CinéSalon: JEALOUSY (LA JALOUSIE) (Philippe Garrel, 2013)
French Institute Alliance Française, Florence Gould Hall
55 East 59th St. between Madison & Park Aves.
Tuesday, March 20, $14, 4:00 & 7:30
Series continues through April 17
212-355-6100
fiaf.org
www.distribfilms.com
Nearly fifty years after the release of his first film, the short Les enfants désaccordés, post-New Wave auteur Philippe Garrel has made one of his most intimate and personal works, the deeply sensitive drama Jealousy. Garrel’s son, Louis, who has previously appeared in his father’s Regular Lovers, Frontier of the Dawn, and A Burning Hot Summer, stars as Louis, a character based on Garrel’s own father, essentially playing his own grandfather. As the film opens, Louis, an actor, is leaving his wife, Clothilde (Rebecca Convenant), for another woman, Claudia (Anna Mouglalis). A talented but unsuccessful actress, Claudia immediately bonds with Louis’s young daughter, Charlotte (Olga Milshtein). But soon jealousies of all kinds — professional, romantic, maternal, paternal, residential, and financial — affect all the characters’ desires to find happiness in life.

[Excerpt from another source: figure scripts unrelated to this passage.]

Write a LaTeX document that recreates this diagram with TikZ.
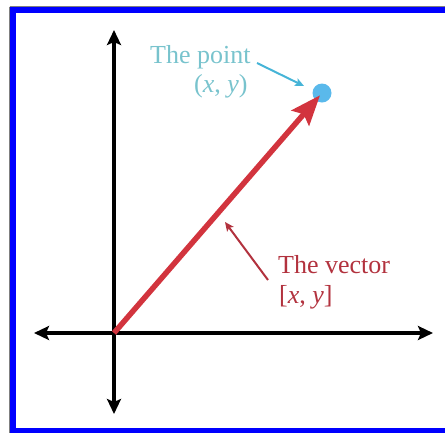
\documentclass[tikz,border=0pt]{standalone}
\usepackage{fontspec}
\setmainfont{Liberation Serif}
\usetikzlibrary{arrows.meta}
\definecolor{frameblue}{RGB}{0,0,255}
\definecolor{vecred}{RGB}{210,52,62}
\definecolor{txtred}{RGB}{178,50,62}
\definecolor{dotblue}{RGB}{90,185,235}
\definecolor{txtcyan}{RGB}{120,195,205}
\definecolor{arrcyan}{RGB}{70,180,215}
\tikzset{
  axis/.style={line width=4pt, black, {Stealth[length=15pt,width=14pt,inset=3pt]}-{Stealth[length=15pt,width=14pt,inset=3pt]}},
  vec/.style={line width=5.5pt, vecred, -{Stealth[length=30pt,width=23pt,inset=5pt]}},
  pointer/.style={line width=2pt, -{Stealth[length=9pt,width=8pt,inset=2pt]}},
  lbl/.style={inner sep=0pt, font=\fontsize{26}{30}\selectfont},
}
\begin{document}
\begin{tikzpicture}[x=1pt,y=-1pt]
\useasboundingbox (0,0) rectangle (445,432);
\begin{scope}
\clip (0,0) rectangle (445,432);
\draw[gray, line width=1pt] (9.5,6.5) -- (9.5,440);
\draw[gray, line width=1pt] (9.5,6.5) -- (450,6.5);
\draw[frameblue, line width=6pt] (13,10) rectangle (455,431);
\end{scope}
% axes
\coordinate (O) at (114,333);
\coordinate (yt) at (114,30);
\coordinate (yb) at (114,414);
\coordinate (xl) at (34,333);
\coordinate (xr) at (433,333);
\draw[axis] (yb) -- (yt);
\draw[axis] (xl) -- (xr);
% point
\node[circle, fill=dotblue, minimum size=19pt, inner sep=0pt] (P) at (322,93) {};
% vector
\draw[vec, shorten >=3pt] (O) -- (P.center);
% labels
\node[lbl, text=txtcyan, anchor=base west] (tp) at (150,63) {The point};
\node[lbl, text=txtcyan, anchor=base west] (tpxy) at (194,92) {(\textit{x}, \textit{y})};
\node[lbl, text=txtred, anchor=base west] (tv) at (278,273) {The vector};
\node[lbl, text=txtred, anchor=base west] (tvxy) at (279,303) {[\textit{x}, \textit{y}]};
% pointers
\coordinate (cs) at (257,63);
\coordinate (ce) at (304,86);
\draw[pointer, arrcyan] (cs) -- (ce);
\coordinate (rs) at (268,280);
\coordinate (re) at (225,222);
\draw[pointer, txtred] (rs) -- (re);
\end{tikzpicture}
\end{document}
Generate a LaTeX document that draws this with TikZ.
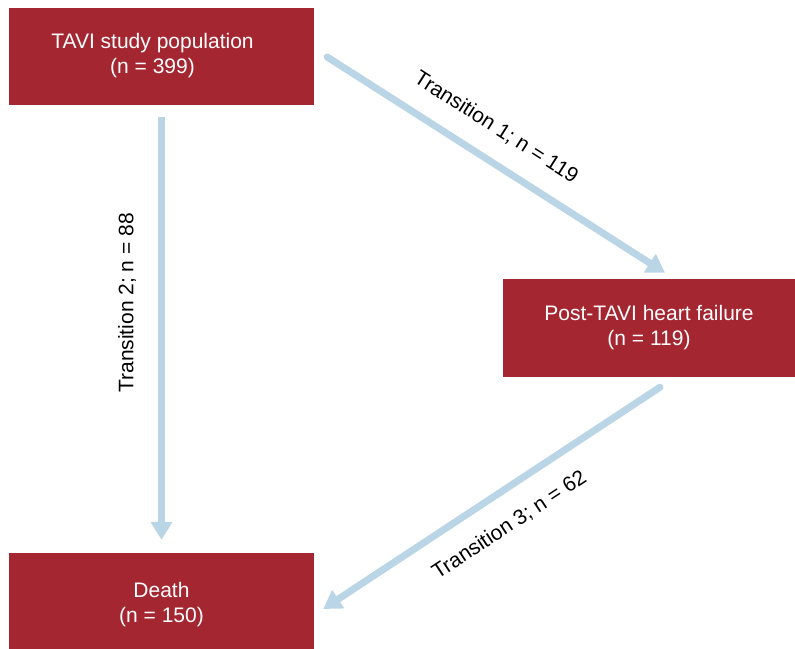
\documentclass[tikz,border=0pt]{standalone}
\usepackage{fontspec}
\setmainfont{Liberation Sans}
\usetikzlibrary{arrows.meta, positioning}
\definecolor{boxred}{HTML}{A42631}
\definecolor{flowblue}{HTML}{B9D5E6}
\tikzset{
  stage box/.style={
    rectangle,
    fill=boxred,
    text=white,
    align=center,
    inner sep=0pt,
    minimum width=305pt,
    minimum height=97pt,
    font=\fontsize{21}{25}\selectfont
  },
  flow arrow/.style={
    -{Triangle[length=18pt, width=21pt]},
    line width=7pt,
    color=flowblue,
    line cap=round
  },
  flow label/.style={
    text=black,
    inner sep=0pt,
    font=\fontsize{21}{25}\selectfont
  }
}

\begin{document}
\begin{tikzpicture}[x=1pt, y=-1pt]
    \clip (0,0) rectangle (795,648);

    % --- stages ---
    \node[stage box] (tavi) at (161.5, 56)
      {TAVI study population\hspace*{18pt}\\(n = 399)\hspace*{18pt}};
    \node[stage box, minimum width=292pt, minimum height=98pt] (hf) at (649, 328)
      {Post-TAVI heart failure\\(n = 119)};
    \node[stage box, minimum height=103pt] (death) at (161.5, 604.5) {Death\\(n = 150)};

    % --- transitions ---
    % 1: study population -> heart failure
    \draw[flow arrow] ([xshift=13pt, yshift=-1pt]tavi.east) -- ([xshift=16pt, yshift=6pt]hf.north)
      node[flow label, pos=0.45, sloped, above=19pt] {Transition 1; n = 119};

    % 2: study population -> death
    \draw[flow arrow, line cap=butt] ([yshift=-12pt]tavi.south) -- ([yshift=13pt]death.north)
      node[flow label, pos=0.44, xshift=-22pt, rotate=90, anchor=south] {Transition 2; n = 88};

    % 3: heart failure -> death
    \draw[flow arrow] ([xshift=11pt, yshift=-10pt]hf.south) -- ([xshift=9pt, yshift=-4.5pt]death.east)
      node[flow label, pos=0.5, sloped, below=20pt] {Transition 3; n = 62};

\end{tikzpicture}
\end{document}
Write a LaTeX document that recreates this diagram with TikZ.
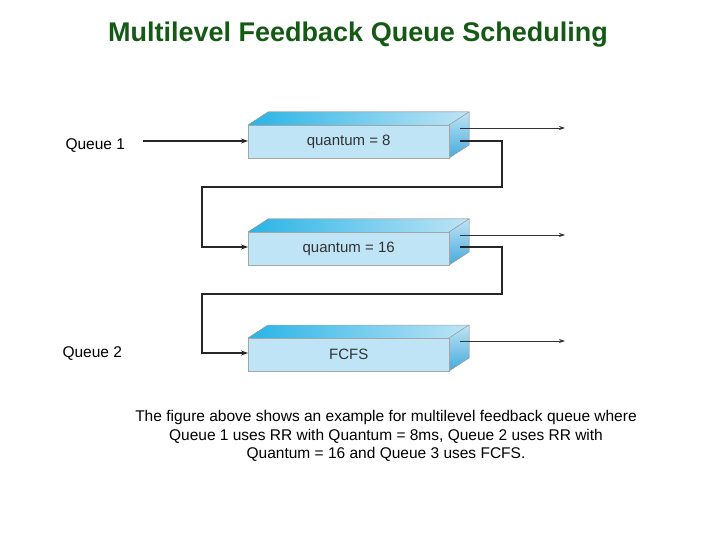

Shot in widescreen black-and-white by Belgian cinematographer Willy Kurant, who has photographed such films as Jean-Luc Godard’s Masculin Féminin, Agnès Varda’s Les creatures, and Maurice Pialat’s À nos amours during his glorious career, Jealousy is a subtle meditation on the many fears that can accompany love. Somewhat of an innocent, Louis doesn’t yet realize the consequences of his actions, thinking that he can slide through life and good things will just happen. But as his love for the secretive Claudia grows, so do the problems they all encounter. Philippe Garrel wrote the film, which is divided into two sections, titled “I Kept the Angels” and “Sparks in a Powder Keg,” with three collaborators, Caroline Deruas, Arlette Langmann, and Marc Cholodenko, who each took on different scenes, resulting in a choppiness that can be off-putting and disorienting at times, but the strong performances (featuring significant improvisation), tender pacing, quiet interludes, and melancholic score by Jean-Louis Aubert overcome that drawback. The film is very much a family affair — in addition to Philippe directing his son playing Philippe’s father, Philippe’s daughter, Esther Garrel, plays Louis’s sister — adding to the poignancy and intimacy of this very moving story. Jealousy is screening March 20 at 4:00 and 7:30 in the FIAF CinéSalon series “Louis Garrel: Love Songs & Heartbreak,” consisting of films starring and/or directed by Garrel, continuing with Valeria Bruni Tedeschi’s Un château en Italie paired with Garrel’s short La Règle de trois on April 3, Garrel’s feature Two Friends on April 10, and Christophe Honoré’s Love Songs and Garrel’s Little Tailor on April 17. All screenings will be followed by a wine and beer reception.